Freshgoods started selling his T-shirts in high school, then learned more about the business and entrepreneurial side by working at Chicago streetwear store Leaders before launching his brand, Dope Boy Magic (DBM), now called Don’t Be Mad, which took off through YouTube and Facebook.

“I came up with Dope Boy Magic because I wanted to show people you can start a brand for 80 bucks,” Freshgoods says. “I’m a product of the internet. I wouldn’t be where I am now without social media. I learned the value of getting people hyped, before the hashtag bubble and before it got corny.”

In 2012, he really put himself on the map with a hat that said, “I Wanna F*** Rihanna”—a hat that he says he wouldn’t create now.

“I created that in my early 20s, and I’m 32, with a daughter now,” Freshgoods says. “It taught me about the cease and desist game [Rihanna served him with one], and it taught me about using the internet to sell a product. People wanted to buy it because I made it.”

The original Fat Tiger store opened in 2013 in Logan Square, and the current west side store sells the Don’t Be Mad line, plus other Chicago brands like Vita, Squad, Sensei and Chicago Over Everything. Freshgoods also sells his line and brand collaborations at pop-ups in cities around the globe.

The designer capitalized on another pop culture moment after Kanye West announced his run for president at the 2015 MTV Video Music Awards by printing up “Ye 2020” shirts that were ready to sell on Wednesday following the Sunday night show. “I wanted to show how quickly I could get stuff made,” he says. “I saw the show, then said, ‘Watch what I do.’ I had the mock-up the next day, Twitter went crazy, and by Wednesday, there was a line outside of my store for it.”
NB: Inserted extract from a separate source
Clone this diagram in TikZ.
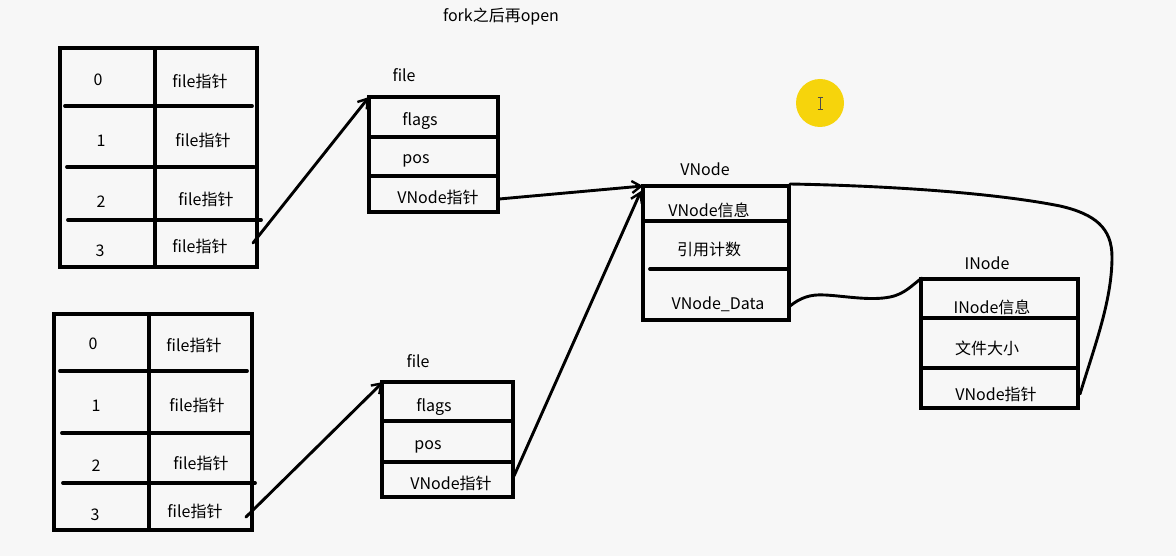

Chance the Rapper gave his friend Freshgoods some love by wearing his “Thank You Obama” line, created to commemorate Obama’s last day in office, while accepting the Best Rap Performance Grammy in 2017—photos that were quickly picked up by Vogue, GQ and other fashion media. “I was there when Chance was bubbling still—we watched each other grow,” Freshgoods says. “The Thank You Obama stuff was a good message. Chance felt the same way, and it ended up being life changing for me.”